Claiming no decisions had been made, the university said in April that Bevin’s budget cuts forced them to launch a request for proposals (“RFP”) from media brokerage firms equipped to shop the property and gauge what it could fetch in return. But an Open Records request yielded documents suggesting Mearns was already trying to sell the station in February. It was then that Rich Boehne of Scripps e-mailed a note introducing Mearns to Fred Kalil, vice president of Kalil & Co., an Arizona-based broker with years of experience selling media properties. Clearly interested, Kalil sent a contract to the university that same month. (February 1 was right on the heels of Governor Bevin releasing his first budget proposal, indicating he had higher education in his crosshairs.) Subsequently, the university did go through the state-required RFP, though it was no surprise when Kalil turned out to be the winning bidder.

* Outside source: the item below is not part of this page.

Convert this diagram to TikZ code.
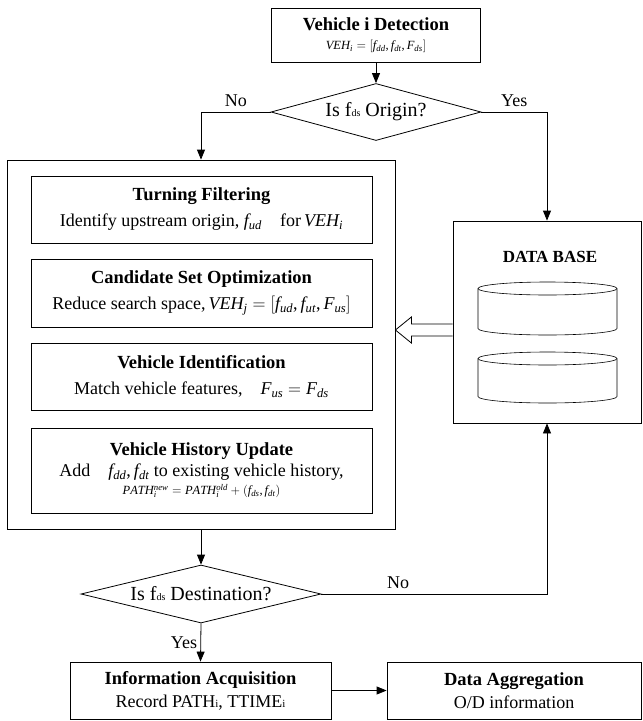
\documentclass[tikz,border=0pt]{standalone}
\usepackage{fix-cm}
\usepackage{fontspec}
\setmainfont{Liberation Serif}
\DeclareSymbolFont{letters}{TU}{\rmdefault}{m}{it}
\AtBeginDocument{\mathcode`\,="602C}
\usetikzlibrary{shapes.geometric,calc,arrows.meta}

\tikzset{
  box/.style={draw, line width=0.8pt, align=center, inner sep=2pt,
    font=\fontsize{18}{26}\selectfont},
  decision/.style={draw, diamond, aspect=3.7, inner sep=0pt, line width=0.8pt,
    font=\fontsize{20}{22}\selectfont},
  lab/.style={font=\fontsize{18}{20}\selectfont},
  arr/.style={line width=0.8pt, -{Triangle[length=10pt,width=8pt]}},
}
\newcommand{\fds}{f{\fontsize{10}{10}\selectfont ds}}
\newcommand{\ttlf}{\fontsize{18.5}{22}\selectfont\bfseries}
\newcommand{\smallf}{\fontsize{12.5}{14}\selectfont}

\begin{document}
\begin{tikzpicture}[x=1pt,y=1pt]
  \useasboundingbox (0,0) rectangle (643,-721);
  \node[box, minimum width=209, minimum height=54] (detect) at (376,-35)
    {{\ttlf Vehicle i Detection}\\[-7pt]{\smallf $VEH_i=[f_{dd},f_{dt},F_{ds}]$}};
  \node[decision, minimum width=210, minimum height=57] (orig) at (376,-112) {Is \fds{} Origin?};
  % matching process
  \node[draw, line width=0.8pt, minimum width=388, minimum height=369] (proc) at (201,-344.5) {};
  \node[box, minimum width=341, minimum height=67] (turn) at (201.5,-209.5)
    {{\ttlf Turning Filtering}\\Identify upstream origin, $f_{ud}$\quad for\,$VEH_i$};
  \node[box, minimum width=341, minimum height=68] (cand) at (201.5,-293)
    {{\ttlf Candidate Set Optimization}\\Reduce search space,\,$VEH_j=[f_{ud},f_{ut},F_{us}]$};
  \node[box, minimum width=341, minimum height=67] (ident) at (201.5,-376.5)
    {{\ttlf Vehicle Identification}\\Match vehicle features,\quad $F_{us}=F_{ds}$};
  \node[box, minimum width=341, minimum height=85] (hist) at (201.5,-470.5)
    {{\ttlf Vehicle History Update}\\[-5pt]Add\quad $f_{dd},f_{dt}$ to existing vehicle history,\\[-8pt]
     {\smallf $PATH_i^{new}=PATH_i^{old}+(f_{ds},f_{dt})$}};
  % data base
  \node[draw, line width=0.8pt, minimum width=188, minimum height=202] (db) at (547,-322) {};
  \node[font=\fontsize{17}{20}\selectfont\bfseries] (dbname) at (550,-257) {DATA BASE};
  \foreach \t/\b in {282/335, 352/403}{
    \draw[line width=0.6pt] (547.5,-\t-6.5) ellipse (69.5 and 6.5);
    \draw[line width=0.6pt] (478,-\t-6.5) -- (478,-\b+6.5) arc (180:360:69.5 and 6.5) -- (617,-\t-6.5);
  }
  \node[decision, minimum width=240, minimum height=58] (dest) at (201,-594) {Is \fds{} Destination?};
  \node[box, minimum width=261, minimum height=57] (info) at (200.5,-690.5)
    {{\ttlf Information Acquisition}\\[-3pt]Record PATH{\fontsize{11}{11}\selectfont i}, TTIME{\fontsize{11}{11}\selectfont i}};
  \node[box, minimum width=254, minimum height=57] (agg) at (514,-690.5)
    {{\ttlf Data Aggregation}\\[-3pt]O/D information};
  % connectors
  \draw[arr] (detect) -- (orig);
  \draw[arr] (orig.west) -| (proc.north) node[lab, pos=0.25, above=2pt]{No};
  \draw[arr] (orig.east) -| (db.north) node[lab, pos=0.25, above=2pt]{Yes};
  \draw[arr] (proc.south) -- (dest.north);
  \draw[arr] (dest.east) -| (db.south) node[lab, pos=0.17, above=2pt]{No};
  \draw[arr] (dest.south) -- (info.north) node[lab, midway, left]{Yes};
  \draw[arr] (info.east) -- (agg.west);
  \coordinate (ht) at (proc.east |- 0,-330);
  \coordinate (hb) at (db.west |- 0,-330);
  \draw[line width=0.8pt] ($(hb)+(0,6)$) -- ($(ht)+(16,6)$) -- ($(ht)+(16,13)$) -- (ht)
    -- ($(ht)+(16,-13)$) -- ($(ht)+(16,-6)$) -- ($(hb)+(0,-6)$);
\end{tikzpicture}
\end{document}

On June 24, WVXU.org reporter John Kiesewetter wrote that the Kalil contract suggested a sale was highly probable, after which WNKU general manager Sean O’Mealy e-mailed his staff that Kiesewetter didn’t know what he was talking about. “[Kiesewetter’s] a blogger, so what he wrote is opinion,” O’Mealy angrily told me over the phone. “There’s nothing factual.” Beyond that, O’Mealy declined to speak further.

Unfortunately, nobody’s stepped forward to suggest a sale isn’t dead ahead. Staffers either refuse to talk on the record or say they don’t know anything. The university subsidized the station to the tune of $900,000 last year, and if there’s a need to make some quick money, it’s never going to get any quicker than now.

At press time, an NKU spokesperson was still claiming the broker could simply look at the books and advise the administration on whether or not to sell. But there isn’t much beating around the bush in the public records—Boehne told Kalil in early February that the university was “conducting a review of some assets and would appreciate your thoughts on the potential marketplace for these stations.” A later e-mail from O’Mealy to Kalil dated June 6 mentions work being done to make WNKU “FCC compliant for the sale.”

Another red flag is that the station hasn’t engaged in a single on-air fund-raiser in all of 2016. They aren’t turning down donations, but they aren’t publicly asking for them, either, leaving WNKU listeners and voices unsure of what’s to come. “Nobody’s saying anything about what might be, and I haven’t heard a thing,” says Mr. Rhythm Man, who’s been broadcasting on WNKU since 1996. “I know I’m coming in next week, and the week after that.”

Assuming the station will still be around to spin the next Wussy track, however, is a bet no one seems willing to take.